We take $a = \max(x)$, so that all exponentiations are of nonpositive numbers and therefore overflow is avoided. Any underflows are harmless. A refinement is to write

$\notag \qquad\qquad \mathrm{lse}(x) = \max(x) + \mathrm{log1p}\Biggl( \displaystyle\sum_{i=1 \atop i\ne k}^n \mathrm{e}^{x_i - \max(x)}\Biggr), \qquad\qquad (\#)$

where $x_k = \max(x)$ (if there is more than one such $k$, we can take any of them). Here, $\mathrm{log1p}(x) = \log(1+x)$ is a function provided in MATLAB and various other languages that accurately evaluates $\log(1+x)$ even when $x$ is small, in which case $1+x$ would suffer a loss of precision if it was explicitly computed.

Whereas the original formula involves the logarithm of a sum of nonnegative quantities, when $\max(x) < 0$ the shifted formula $(\#)$ computes $\mathrm{lse}(x)$ as the sum of two terms of opposite sign, so could potentially suffer from numerical cancellation.
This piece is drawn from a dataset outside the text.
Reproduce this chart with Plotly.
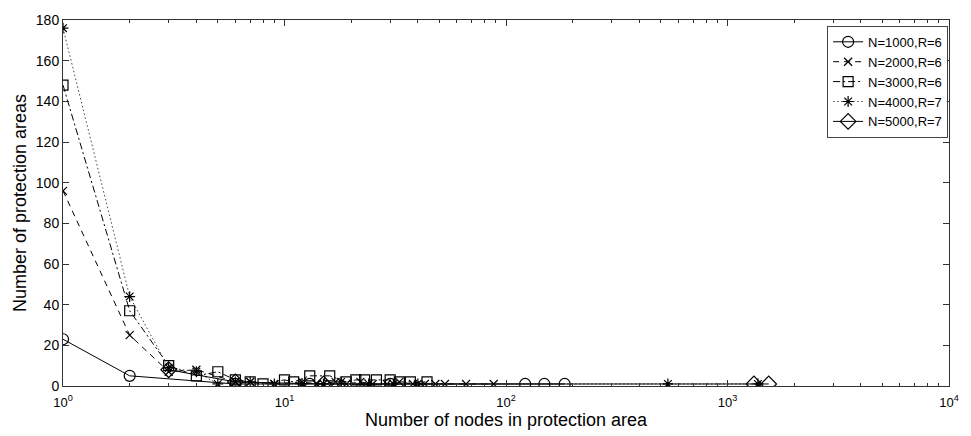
import plotly.graph_objects as go

# ---- data ----
n1000_x = [1, 2, 6, 13, 30, 122, 149, 184]
n1000_y = [23, 5, 1, 1, 1, 1, 1, 1]

n2000_x = [1, 2, 3, 4, 6, 7, 9, 12, 14, 17, 19, 22, 25, 29, 33, 38, 43, 48, 53, 66, 88]
n2000_y = [96, 25, 7, 8, 2, 2, 1, 2, 1, 2, 1, 2, 1, 1, 2, 1, 1, 1, 1, 1, 1]

n3000_x = [1, 2, 3, 4, 5, 6, 7, 8, 10, 11, 13, 16, 19, 21, 23, 26, 30, 33, 37, 44]
n3000_y = [148, 37, 10, 5, 7, 3, 2, 1, 3, 2, 5, 5, 2, 3, 3, 3, 3, 2, 2, 2]

n4000_x = [1, 2, 3, 4, 5, 6, 7, 9, 12, 15, 18, 24, 31, 40, 538, 1372]
n4000_y = [176, 44, 9, 7, 1, 2, 2, 1, 1, 1, 2, 1, 1, 1, 1, 1]

n5000_x = [3, 6, 15, 1316, 1535]
n5000_y = [8, 2, 1, 1, 1]

series_names = ["N=1000,R=6", "N=2000,R=6", "N=3000,R=6", "N=4000,R=7", "N=5000,R=7"]

x_tickvals = [1, 10, 100, 1000, 10000]
x_ticktext = ["10<sup>0</sup>", "10<sup>1</sup>", "10<sup>2</sup>", "10<sup>3</sup>", "10<sup>4</sup>"]
x_minor_tickvals = [m * d for d in [1, 10, 100, 1000] for m in range(2, 10)]
y_tickvals = [0, 20, 40, 60, 80, 100, 120, 140, 160, 180]

FONT = "Liberation Sans, Arial, Helvetica, sans-serif"

styles = [
    dict(dash="solid", color="black", symbol="circle-open", size=11),
    dict(dash="6px,5px", color="black", symbol="x-thin-open", size=8),
    dict(dash="7px,3px,2px,3px", color="black", symbol="square-open", size=10),
    dict(dash="1.5px,2.5px", color="#444", symbol="asterisk-open", size=9),
    dict(dash="solid", color="black", symbol="diamond-open", size=12),
]
xs = [n1000_x, n2000_x, n3000_x, n4000_x, n5000_x]
ys = [n1000_y, n2000_y, n3000_y, n4000_y, n5000_y]

fig = go.Figure()
for name, x, y, st in zip(series_names, xs, ys, styles):
    fig.add_trace(go.Scatter(
        x=x, y=y, name=name, mode="lines+markers",
        line=dict(color=st["color"], width=1, dash=st["dash"]),
        marker=dict(symbol=st["symbol"], size=st["size"], color="black",
                    line=dict(color="black", width=1.2)),
    ))

fig.update_layout(
    width=971, height=436,
    margin=dict(l=63, r=13, t=17, b=41),
    paper_bgcolor="white", plot_bgcolor="white",
    font=dict(family=FONT, size=14, color="black"),
    showlegend=True,
    legend=dict(x=0.999, y=0.984, xanchor="right", yanchor="top",
                bgcolor="white", bordercolor="#444", borderwidth=1,
                font=dict(family=FONT, size=13, color="black"),
                tracegroupgap=0, itemwidth=30),
)
fig.update_xaxes(
    type="log", range=[0, 4],
    tickvals=x_tickvals, ticktext=x_ticktext,
    ticks="inside", ticklen=6, tickcolor="#333",
    minor=dict(tickmode="array", tickvals=x_minor_tickvals,
               ticks="inside", ticklen=3, tickcolor="#333", showgrid=False),
    showline=True, linecolor="#333", linewidth=1, mirror="ticks",
    showgrid=False, zeroline=False,
    ticklabelstandoff=4,
    tickfont=dict(family=FONT, size=13),
    title=dict(text="Number of nodes in protection area", font=dict(family=FONT, size=18), standoff=2),
)
fig.update_yaxes(
    range=[0, 180], tickvals=y_tickvals,
    ticks="inside", ticklen=6, tickcolor="#333",
    showline=True, linecolor="#333", linewidth=1, mirror="ticks",
    showgrid=False, zeroline=False,
    tickfont=dict(family=FONT, size=14),
    title=dict(text="Number of protection areas", font=dict(family=FONT, size=18), standoff=4),
)

fig.write_html("out.html")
It can be shown by rounding error analysis, however, that computing log-sum-exp via $(\#)$ is numerically reliable.

## References

This is a minimal set of references, which contain further useful references within.

## Related Blog Posts

1. Nice post! It’s nice to know the sign issue doesn’t cause problem, and to formalize the pulling-the-max-out trick. How is the scipy.special.logsumexp implementation?
(1) if we want to approximate $\|x\|_\infty$, then we can use $f(x) = \log( \sum_i exp^{x_i} + exp^{-x_i} )$. In this case, we’d pull out $max |x_i|$ instead of $max x_i$, but I’m not sure we’d want to do log1p
(2) as for the logsumexp and its relationship to softmax (its derivative), many times each $x_i$ is parameterized by a vector $\theta$ and we want the gradient with respect to $\theta$, so then we have to modify the softmax formula to include the gradients of the $x_i$ terms. I’m thinking the naive implementation is not stable, but there ought to be similar tricks.